Mouse On Mars was back to the core duo of Jan and Andi, performing a set reminiscent of the first time I saw them live probably about ten years ago. Singer/drummer Dodo was on hiatus ("on assignment" as the newscasts always claim) and what remained was two guys bopping around on some killer modular gear, making fun beats and mangling noises into a polyrhythmic soup that even the experimental/noise geeks were digging. (Keith Whitman claims to have seen me dancing but I'll deny it under oath.)
For years the duo have been charting the more pop side of electronica, using vocals and live drumming to make song collections which had easily extractable tunes for commercial ambitions (see "Blood Comes" from Radical Connector or "Actionist Respoke" from Idiology). Varcharz, on the other hand is a lot more raw, free-flowing, and strings all nine songs together in a way that's difficult to pull apart.

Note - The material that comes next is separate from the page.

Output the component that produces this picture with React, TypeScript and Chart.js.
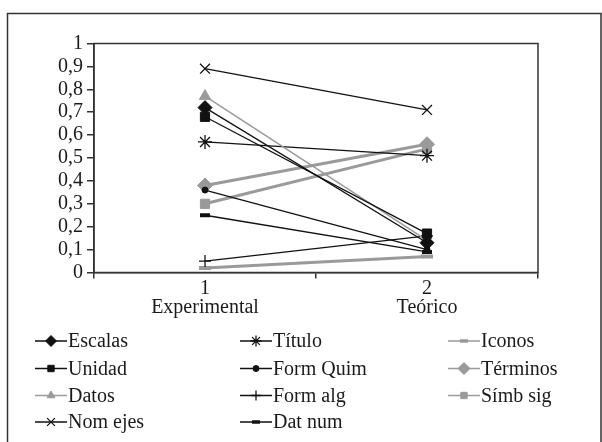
import React, { useEffect, useRef } from 'react';
import { Chart, registerables } from 'chart.js';
import { drawPoint } from 'chart.js/helpers';

Chart.register(...registerables);

const categories = ['1', '2'];
const categoryNames = ['Experimental', 'Teórico'];
const yTicks = [0, 0.1, 0.2, 0.3, 0.4, 0.5, 0.6, 0.7, 0.8, 0.9, 1];

const seriesNames = ['Escalas', 'Unidad', 'Datos', 'Nom ejes', 'Título', 'Form Quim', 'Form alg', 'Dat num', 'Iconos', 'Términos', 'Símb sig'];
const escalas = [0.72, 0.13];
const unidad = [0.68, 0.17];
const datos = [0.77, 0.14];
const nomEjes = [0.89, 0.71];
const titulo = [0.57, 0.51];
const formQuim = [0.36, 0.1];
const formAlg = [0.05, 0.16];
const datNum = [0.25, 0.09];
const iconos = [0.02, 0.07];
const terminos = [0.38, 0.56];
const simbSig = [0.3, 0.54];

const BLACK = '#111111';
const GRAY = '#9a9a9a';
const FONT = '"Liberation Serif", "Times New Roman", serif';

type Style = {
  color: string;
  lineWidth: number;
  pointStyle: string;
  radius: number;
  pointBorderWidth: number;
  legendRadius: number;
  legendLineWidth: number;
};

const styles: Style[] = [
  { color: BLACK, lineWidth: 1.3, pointStyle: 'rectRot', radius: 7, pointBorderWidth: 1, legendRadius: 5.5, legendLineWidth: 1.5 },
  { color: BLACK, lineWidth: 1.3, pointStyle: 'rect', radius: 6.5, pointBorderWidth: 1, legendRadius: 4.5, legendLineWidth: 1.5 },
  { color: GRAY, lineWidth: 1.5, pointStyle: 'triangle', radius: 6.5, pointBorderWidth: 1, legendRadius: 4.5, legendLineWidth: 1.5 },
  { color: BLACK, lineWidth: 1.3, pointStyle: 'crossRot', radius: 7, pointBorderWidth: 1.3, legendRadius: 5.5, legendLineWidth: 1.5 },
  { color: BLACK, lineWidth: 1.3, pointStyle: 'star', radius: 7, pointBorderWidth: 1.3, legendRadius: 5.5, legendLineWidth: 1.5 },
  { color: BLACK, lineWidth: 1.3, pointStyle: 'circle', radius: 3, pointBorderWidth: 1, legendRadius: 3, legendLineWidth: 1.5 },
  { color: BLACK, lineWidth: 1.3, pointStyle: 'cross', radius: 6, pointBorderWidth: 1.3, legendRadius: 5, legendLineWidth: 1.5 },
  { color: BLACK, lineWidth: 1.3, pointStyle: 'line', radius: 5, pointBorderWidth: 4, legendRadius: 4, legendLineWidth: 1.5 },
  { color: GRAY, lineWidth: 3, pointStyle: 'line', radius: 6, pointBorderWidth: 4, legendRadius: 4, legendLineWidth: 1.5 },
  { color: GRAY, lineWidth: 3, pointStyle: 'rectRot', radius: 7.5, pointBorderWidth: 1, legendRadius: 6, legendLineWidth: 1.5 },
  { color: GRAY, lineWidth: 3, pointStyle: 'rect', radius: 6.5, pointBorderWidth: 1, legendRadius: 4.5, legendLineWidth: 1.5 },
];

const seriesValues = [escalas, unidad, datos, nomEjes, titulo, formQuim, formAlg, datNum, iconos, terminos, simbSig];

const legendColumnsX = [35, 240, 448];
const legendRowsY = [341, 368.5, 395.5, 422];
const legendLineLen = 32;

const framePlugin = {
  id: 'framePlugin',
  beforeDraw(chart: any) {
    const ctx = chart.ctx;
    ctx.save();
    ctx.fillStyle = '#ffffff';
    ctx.fillRect(0, 0, chart.width, chart.height);
    ctx.strokeStyle = '#333333';
    ctx.lineWidth = 1.5;
    ctx.strokeRect(7.5, 13.5, 593.5, 440);
    ctx.restore();
  },
  afterDatasetsDraw(chart: any) {
    const ctx = chart.ctx;
    const a = chart.chartArea;
    ctx.save();
    ctx.strokeStyle = '#333333';
    ctx.lineWidth = 1.5;
    ctx.strokeRect(a.left, a.top, a.right - a.left, a.bottom - a.top);
    ctx.restore();
  },
  afterDraw(chart: any) {
    const ctx = chart.ctx;
    ctx.save();
    ctx.font = `20px ${FONT}`;
    ctx.textBaseline = 'middle';
    ctx.textAlign = 'left';
    seriesNames.forEach((name, i) => {
      const col = Math.floor(i / 4);
      const row = i % 4;
      const x0 = legendColumnsX[col];
      const y = legendRowsY[row];
      const st = styles[i];
      ctx.strokeStyle = st.color;
      ctx.lineWidth = st.legendLineWidth;
      ctx.beginPath();
      ctx.moveTo(x0, y);
      ctx.lineTo(x0 + legendLineLen, y);
      ctx.stroke();
      ctx.fillStyle = st.color;
      ctx.strokeStyle = st.color;
      const bw = st.pointStyle === 'line' ? 3.5 : st.pointBorderWidth;
      ctx.lineWidth = bw;
      drawPoint(ctx, { pointStyle: st.pointStyle as any, radius: st.legendRadius, rotation: 0, borderWidth: bw }, x0 + legendLineLen / 2, y);
      ctx.fillStyle = '#1a1a1a';
      ctx.fillText(name, x0 + legendLineLen + 1, y + 1);
    });
    ctx.restore();
  },
};

export default function App() {
  const ref = useRef<HTMLCanvasElement | null>(null);
  useEffect(() => {
    if (!ref.current) return;
    const chart = new Chart(ref.current, {
      type: 'line',
      data: {
        labels: categories.map((c, i) => [c, categoryNames[i]]),
        datasets: seriesNames.map((name, i) => ({
          label: name,
          data: seriesValues[i],
          borderColor: styles[i].color,
          backgroundColor: styles[i].color,
          borderWidth: styles[i].lineWidth,
          pointStyle: styles[i].pointStyle as any,
          pointRadius: styles[i].radius,
          pointBackgroundColor: styles[i].color,
          pointBorderColor: styles[i].color,
          pointBorderWidth: styles[i].pointBorderWidth,
          tension: 0,
          fill: false,
        })),
      },
      options: {
        animation: false,
        responsive: false,
        maintainAspectRatio: false,
        layout: { padding: { left: 0, top: 43.5, right: 64, bottom: 0 } },
        plugins: { legend: { display: false }, tooltip: { enabled: false } },
        scales: {
          x: {
            offset: true,
            grid: { display: true, drawOnChartArea: false, offset: true, tickLength: 6, color: '#333333', lineWidth: 1.5 },
            border: { display: true, color: '#333333', width: 1.5 },
            ticks: { color: '#1a1a1a', font: { family: FONT, size: 20, lineHeight: 0.98 }, padding: 0, maxRotation: 0, autoSkip: false },
            afterFit: (scale: any) => { scale.height = 442 - 272.5; },
          },
          y: {
            min: 0,
            max: 1,
            afterBuildTicks: (scale: any) => { scale.ticks = yTicks.map((v) => ({ value: v })); },
            grid: { display: true, drawOnChartArea: false, tickLength: 7, color: '#333333', lineWidth: 1.5 },
            border: { display: true, color: '#333333', width: 1.5 },
            ticks: {
              color: '#1a1a1a',
              autoSkip: false,
              font: { family: FONT, size: 20, lineHeight: 1 },
              padding: 4,
              callback: (v: any) => String(Number(Number(v).toFixed(1))).replace('.', ','),
            },
            afterFit: (scale: any) => { scale.width = 94; },
          },
        },
      },
      plugins: [framePlugin],
    });
    return () => chart.destroy();
  }, []);
  return (
    <div style={{ position: 'fixed', left: 0, top: 0, width: 602, height: 442, background: '#fff' }}>
      <canvas ref={ref} width={602} height={442} style={{ width: 602, height: 442, display: 'block' }} />
    </div>
  );
}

Stylistically, the album switches back and forth between the more abstract and the more accessible, with the opener electronic mayhem of "Chartnok" and the thrashing chunky "Düül" surrounded by the sexy groove of "Igoegowhygowego" and candy factory rhythms of "Inocular." "Skik" is built on what could easily be Atari video game music, exploited and repurposed before the alien disco known as "Hi Fienlin" muscles its way in. "Bertney" is the tuneful masterpiece however that I think will please any fan of classics like "Frosch" but the two songs that follow, "Ratphase" and "One Day, Not Today" are pretty wacked out, both on the weirder side of their spectrum.
While I love this record, in all honesty it's probably not one I'd play for one of my more mainstream co-workers to try and get them to one of their shows. For fans it's a great representation of their live sound and a good document for when they play and somebody comes up and says "hey, do you have any records that sounds like what I heard tonight?" Rather than go into lengthy explanations, they can easily hand them Varcharz now.